◆ Problem to solve:
Repeat everything from the first line of the listing below through the line that contains "const rippleStart = 0.015", exactly. Leave out pictures.

◆ Dataset excerpt:
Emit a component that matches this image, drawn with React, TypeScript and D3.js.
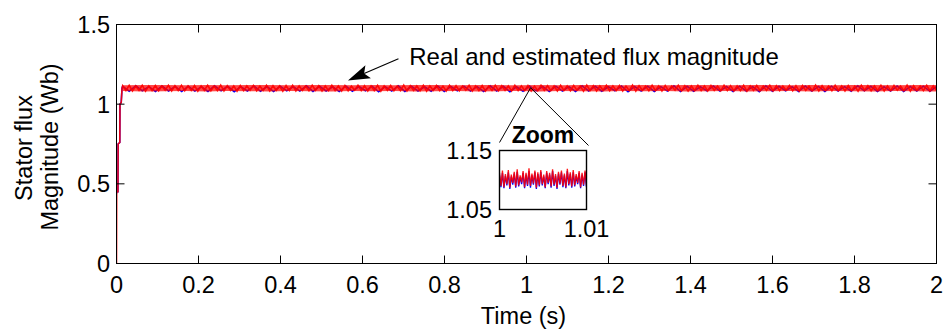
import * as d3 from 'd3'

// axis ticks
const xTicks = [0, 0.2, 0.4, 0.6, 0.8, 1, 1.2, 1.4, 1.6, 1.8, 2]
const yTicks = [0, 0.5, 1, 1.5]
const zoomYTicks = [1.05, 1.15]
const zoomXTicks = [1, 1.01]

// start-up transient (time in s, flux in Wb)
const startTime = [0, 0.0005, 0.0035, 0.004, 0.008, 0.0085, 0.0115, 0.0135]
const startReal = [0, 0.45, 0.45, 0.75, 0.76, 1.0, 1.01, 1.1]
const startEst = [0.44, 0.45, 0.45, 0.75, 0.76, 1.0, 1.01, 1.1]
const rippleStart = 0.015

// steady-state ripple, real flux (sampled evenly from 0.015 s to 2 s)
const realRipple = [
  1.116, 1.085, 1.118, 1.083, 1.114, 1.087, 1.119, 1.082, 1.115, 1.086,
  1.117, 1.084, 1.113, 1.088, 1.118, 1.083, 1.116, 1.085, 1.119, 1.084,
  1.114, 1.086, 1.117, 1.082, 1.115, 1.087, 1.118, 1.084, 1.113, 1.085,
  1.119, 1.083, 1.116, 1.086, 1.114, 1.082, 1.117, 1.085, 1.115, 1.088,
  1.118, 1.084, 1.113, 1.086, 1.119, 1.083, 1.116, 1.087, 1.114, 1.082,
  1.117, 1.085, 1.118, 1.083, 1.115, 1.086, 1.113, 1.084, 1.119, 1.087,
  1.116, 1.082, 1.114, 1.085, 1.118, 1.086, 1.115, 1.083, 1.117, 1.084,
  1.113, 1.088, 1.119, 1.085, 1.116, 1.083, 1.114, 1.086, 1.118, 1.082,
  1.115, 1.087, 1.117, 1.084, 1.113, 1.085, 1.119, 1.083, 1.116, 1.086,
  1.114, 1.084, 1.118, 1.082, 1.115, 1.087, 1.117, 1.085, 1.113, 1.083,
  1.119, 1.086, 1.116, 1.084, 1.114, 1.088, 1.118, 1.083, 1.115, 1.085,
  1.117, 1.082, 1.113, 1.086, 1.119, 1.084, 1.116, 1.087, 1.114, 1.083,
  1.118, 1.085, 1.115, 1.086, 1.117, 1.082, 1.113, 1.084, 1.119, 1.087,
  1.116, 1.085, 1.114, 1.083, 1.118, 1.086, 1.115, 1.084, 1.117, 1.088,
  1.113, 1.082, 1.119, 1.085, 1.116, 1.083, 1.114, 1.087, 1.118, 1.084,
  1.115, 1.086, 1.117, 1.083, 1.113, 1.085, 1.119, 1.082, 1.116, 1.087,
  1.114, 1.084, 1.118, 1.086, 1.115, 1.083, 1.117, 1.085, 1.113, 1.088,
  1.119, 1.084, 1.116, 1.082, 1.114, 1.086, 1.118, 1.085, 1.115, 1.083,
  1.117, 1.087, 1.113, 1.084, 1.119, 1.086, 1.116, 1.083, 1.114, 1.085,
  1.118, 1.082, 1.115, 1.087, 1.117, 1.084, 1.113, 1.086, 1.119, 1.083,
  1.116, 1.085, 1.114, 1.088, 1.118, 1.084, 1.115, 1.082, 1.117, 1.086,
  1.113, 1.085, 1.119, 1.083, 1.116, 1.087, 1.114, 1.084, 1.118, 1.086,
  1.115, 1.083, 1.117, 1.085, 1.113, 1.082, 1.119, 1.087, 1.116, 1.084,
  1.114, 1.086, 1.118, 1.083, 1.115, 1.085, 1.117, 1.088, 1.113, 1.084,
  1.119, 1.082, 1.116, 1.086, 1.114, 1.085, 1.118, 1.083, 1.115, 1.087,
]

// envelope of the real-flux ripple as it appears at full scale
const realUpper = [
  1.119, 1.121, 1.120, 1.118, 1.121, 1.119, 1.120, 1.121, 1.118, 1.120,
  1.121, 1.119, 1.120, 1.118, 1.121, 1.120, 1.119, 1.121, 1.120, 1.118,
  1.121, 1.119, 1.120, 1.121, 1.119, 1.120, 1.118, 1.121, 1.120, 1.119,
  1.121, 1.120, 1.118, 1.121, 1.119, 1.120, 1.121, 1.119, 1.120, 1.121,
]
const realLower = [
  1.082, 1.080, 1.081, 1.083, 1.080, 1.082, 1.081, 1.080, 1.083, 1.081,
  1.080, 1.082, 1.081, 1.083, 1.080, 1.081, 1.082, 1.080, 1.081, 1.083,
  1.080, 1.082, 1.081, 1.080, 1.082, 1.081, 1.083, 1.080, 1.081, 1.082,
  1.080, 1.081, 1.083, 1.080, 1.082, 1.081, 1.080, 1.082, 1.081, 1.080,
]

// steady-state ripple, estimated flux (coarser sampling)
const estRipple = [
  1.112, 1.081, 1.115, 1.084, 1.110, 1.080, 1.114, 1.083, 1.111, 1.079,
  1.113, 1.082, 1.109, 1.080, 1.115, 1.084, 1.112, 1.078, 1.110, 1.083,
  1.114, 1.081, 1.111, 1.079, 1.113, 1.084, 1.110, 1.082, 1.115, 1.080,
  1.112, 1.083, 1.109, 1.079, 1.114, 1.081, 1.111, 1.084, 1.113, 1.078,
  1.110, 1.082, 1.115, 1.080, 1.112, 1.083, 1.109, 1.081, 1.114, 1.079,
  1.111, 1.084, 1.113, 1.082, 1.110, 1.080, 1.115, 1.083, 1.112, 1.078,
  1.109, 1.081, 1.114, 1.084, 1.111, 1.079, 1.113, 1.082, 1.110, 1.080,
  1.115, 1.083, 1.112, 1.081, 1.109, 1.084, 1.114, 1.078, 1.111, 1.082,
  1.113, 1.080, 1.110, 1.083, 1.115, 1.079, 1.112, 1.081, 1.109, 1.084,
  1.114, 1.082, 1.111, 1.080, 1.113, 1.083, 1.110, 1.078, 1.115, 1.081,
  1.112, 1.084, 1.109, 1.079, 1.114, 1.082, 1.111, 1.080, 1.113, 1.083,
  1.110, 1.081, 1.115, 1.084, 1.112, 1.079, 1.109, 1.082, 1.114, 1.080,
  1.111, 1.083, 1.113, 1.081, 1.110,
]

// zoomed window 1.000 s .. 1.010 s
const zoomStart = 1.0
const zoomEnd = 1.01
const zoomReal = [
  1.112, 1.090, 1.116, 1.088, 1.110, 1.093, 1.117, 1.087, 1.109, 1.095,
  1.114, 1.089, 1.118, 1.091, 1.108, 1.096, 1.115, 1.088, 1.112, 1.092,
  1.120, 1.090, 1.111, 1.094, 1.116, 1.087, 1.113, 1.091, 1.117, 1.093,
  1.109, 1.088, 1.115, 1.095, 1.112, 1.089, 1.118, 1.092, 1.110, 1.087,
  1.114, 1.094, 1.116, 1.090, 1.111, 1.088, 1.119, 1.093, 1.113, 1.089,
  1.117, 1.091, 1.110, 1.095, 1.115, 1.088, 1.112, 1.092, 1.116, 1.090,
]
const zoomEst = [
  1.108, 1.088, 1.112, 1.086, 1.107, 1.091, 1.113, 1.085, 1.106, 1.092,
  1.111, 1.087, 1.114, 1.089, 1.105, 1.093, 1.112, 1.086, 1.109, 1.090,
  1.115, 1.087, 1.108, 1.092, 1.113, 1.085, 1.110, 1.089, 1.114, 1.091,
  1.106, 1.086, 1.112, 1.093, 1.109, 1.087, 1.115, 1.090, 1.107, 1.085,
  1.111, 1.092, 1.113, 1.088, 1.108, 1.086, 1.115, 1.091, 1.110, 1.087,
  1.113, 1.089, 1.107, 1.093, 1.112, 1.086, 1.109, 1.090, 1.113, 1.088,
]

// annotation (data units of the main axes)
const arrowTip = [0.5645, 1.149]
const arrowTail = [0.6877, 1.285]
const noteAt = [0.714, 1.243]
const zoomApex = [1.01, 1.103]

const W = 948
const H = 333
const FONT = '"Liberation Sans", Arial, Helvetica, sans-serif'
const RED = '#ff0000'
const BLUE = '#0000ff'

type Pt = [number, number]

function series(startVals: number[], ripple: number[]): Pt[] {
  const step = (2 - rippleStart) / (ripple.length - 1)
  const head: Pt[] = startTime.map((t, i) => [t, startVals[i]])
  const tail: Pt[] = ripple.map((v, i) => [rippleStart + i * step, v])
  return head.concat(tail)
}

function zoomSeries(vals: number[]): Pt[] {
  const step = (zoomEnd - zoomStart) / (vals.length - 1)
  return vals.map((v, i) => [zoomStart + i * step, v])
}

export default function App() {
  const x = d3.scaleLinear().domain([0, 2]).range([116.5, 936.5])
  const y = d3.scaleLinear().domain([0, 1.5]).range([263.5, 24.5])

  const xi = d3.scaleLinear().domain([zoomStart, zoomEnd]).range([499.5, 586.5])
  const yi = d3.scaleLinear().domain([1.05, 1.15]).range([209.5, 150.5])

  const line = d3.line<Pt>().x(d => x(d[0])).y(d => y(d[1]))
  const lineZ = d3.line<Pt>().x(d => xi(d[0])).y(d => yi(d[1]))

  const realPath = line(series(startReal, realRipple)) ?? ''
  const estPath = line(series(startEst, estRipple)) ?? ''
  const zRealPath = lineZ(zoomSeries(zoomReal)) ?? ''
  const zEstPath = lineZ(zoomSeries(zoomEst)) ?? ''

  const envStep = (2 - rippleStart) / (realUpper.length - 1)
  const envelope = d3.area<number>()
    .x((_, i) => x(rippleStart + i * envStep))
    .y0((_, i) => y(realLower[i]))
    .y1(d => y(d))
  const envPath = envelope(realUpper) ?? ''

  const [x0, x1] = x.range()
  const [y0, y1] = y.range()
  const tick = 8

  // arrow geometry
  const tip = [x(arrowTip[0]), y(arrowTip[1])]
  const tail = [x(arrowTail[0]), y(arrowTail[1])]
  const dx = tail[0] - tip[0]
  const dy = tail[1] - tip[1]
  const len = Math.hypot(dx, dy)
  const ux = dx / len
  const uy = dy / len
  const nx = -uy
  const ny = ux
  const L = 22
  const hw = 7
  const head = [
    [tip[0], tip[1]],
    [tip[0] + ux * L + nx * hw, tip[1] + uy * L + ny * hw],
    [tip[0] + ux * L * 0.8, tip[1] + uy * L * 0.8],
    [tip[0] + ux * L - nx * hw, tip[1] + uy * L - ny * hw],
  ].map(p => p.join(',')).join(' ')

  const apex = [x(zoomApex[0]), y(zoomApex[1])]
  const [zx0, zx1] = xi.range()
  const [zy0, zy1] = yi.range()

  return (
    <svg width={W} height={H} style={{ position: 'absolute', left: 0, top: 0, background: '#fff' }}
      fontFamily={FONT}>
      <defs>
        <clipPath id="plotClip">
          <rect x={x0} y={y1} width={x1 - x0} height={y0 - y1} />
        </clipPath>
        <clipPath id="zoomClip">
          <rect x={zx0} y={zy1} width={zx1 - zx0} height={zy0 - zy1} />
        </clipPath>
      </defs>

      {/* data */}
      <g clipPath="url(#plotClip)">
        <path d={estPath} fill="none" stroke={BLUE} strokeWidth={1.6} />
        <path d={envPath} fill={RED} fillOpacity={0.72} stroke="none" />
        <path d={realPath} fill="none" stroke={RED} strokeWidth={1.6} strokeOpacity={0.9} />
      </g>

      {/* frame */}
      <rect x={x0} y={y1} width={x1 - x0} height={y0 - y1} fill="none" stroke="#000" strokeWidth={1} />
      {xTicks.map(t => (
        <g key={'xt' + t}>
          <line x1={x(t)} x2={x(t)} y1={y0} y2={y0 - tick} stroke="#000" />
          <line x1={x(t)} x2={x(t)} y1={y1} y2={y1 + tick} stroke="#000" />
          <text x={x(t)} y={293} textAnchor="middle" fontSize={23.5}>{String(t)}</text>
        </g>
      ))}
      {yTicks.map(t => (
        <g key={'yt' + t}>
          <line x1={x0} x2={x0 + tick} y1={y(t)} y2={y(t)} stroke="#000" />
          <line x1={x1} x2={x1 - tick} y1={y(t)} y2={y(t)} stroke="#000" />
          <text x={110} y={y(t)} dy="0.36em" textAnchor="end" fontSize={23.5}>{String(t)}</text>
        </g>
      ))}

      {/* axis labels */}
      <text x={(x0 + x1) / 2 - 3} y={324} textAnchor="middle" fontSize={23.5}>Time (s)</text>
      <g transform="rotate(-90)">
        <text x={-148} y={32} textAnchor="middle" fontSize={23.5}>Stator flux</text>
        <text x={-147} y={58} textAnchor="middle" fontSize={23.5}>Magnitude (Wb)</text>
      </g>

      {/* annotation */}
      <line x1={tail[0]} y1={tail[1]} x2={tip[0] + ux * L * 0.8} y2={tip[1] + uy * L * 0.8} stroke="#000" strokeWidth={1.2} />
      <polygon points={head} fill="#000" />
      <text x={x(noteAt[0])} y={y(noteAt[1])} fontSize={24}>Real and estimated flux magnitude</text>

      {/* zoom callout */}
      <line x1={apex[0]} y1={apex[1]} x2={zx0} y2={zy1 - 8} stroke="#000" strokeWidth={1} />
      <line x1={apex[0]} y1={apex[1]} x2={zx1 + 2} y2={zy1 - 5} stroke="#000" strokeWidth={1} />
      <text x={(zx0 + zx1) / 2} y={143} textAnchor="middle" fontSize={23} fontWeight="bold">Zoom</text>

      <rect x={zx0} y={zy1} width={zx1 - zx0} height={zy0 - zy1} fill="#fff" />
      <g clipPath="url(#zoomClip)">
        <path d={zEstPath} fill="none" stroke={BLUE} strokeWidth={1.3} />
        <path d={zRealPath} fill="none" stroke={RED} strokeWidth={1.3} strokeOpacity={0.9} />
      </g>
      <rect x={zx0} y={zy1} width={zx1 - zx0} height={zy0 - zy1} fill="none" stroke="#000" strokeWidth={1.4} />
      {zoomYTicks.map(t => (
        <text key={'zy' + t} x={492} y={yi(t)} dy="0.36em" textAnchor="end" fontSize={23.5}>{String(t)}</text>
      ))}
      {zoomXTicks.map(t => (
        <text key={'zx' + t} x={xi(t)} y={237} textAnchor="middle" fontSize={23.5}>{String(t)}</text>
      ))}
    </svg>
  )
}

◆ Correct output:
Emit a component that matches this image, drawn with React, TypeScript and D3.js.
import * as d3 from 'd3'

// axis ticks
const xTicks = [0, 0.2, 0.4, 0.6, 0.8, 1, 1.2, 1.4, 1.6, 1.8, 2]
const yTicks = [0, 0.5, 1, 1.5]
const zoomYTicks = [1.05, 1.15]
const zoomXTicks = [1, 1.01]

// start-up transient (time in s, flux in Wb)
const startTime = [0, 0.0005, 0.0035, 0.004, 0.008, 0.0085, 0.0115, 0.0135]
const startReal = [0, 0.45, 0.45, 0.75, 0.76, 1.0, 1.01, 1.1]
const startEst = [0.44, 0.45, 0.45, 0.75, 0.76, 1.0, 1.01, 1.1]
const rippleStart = 0.015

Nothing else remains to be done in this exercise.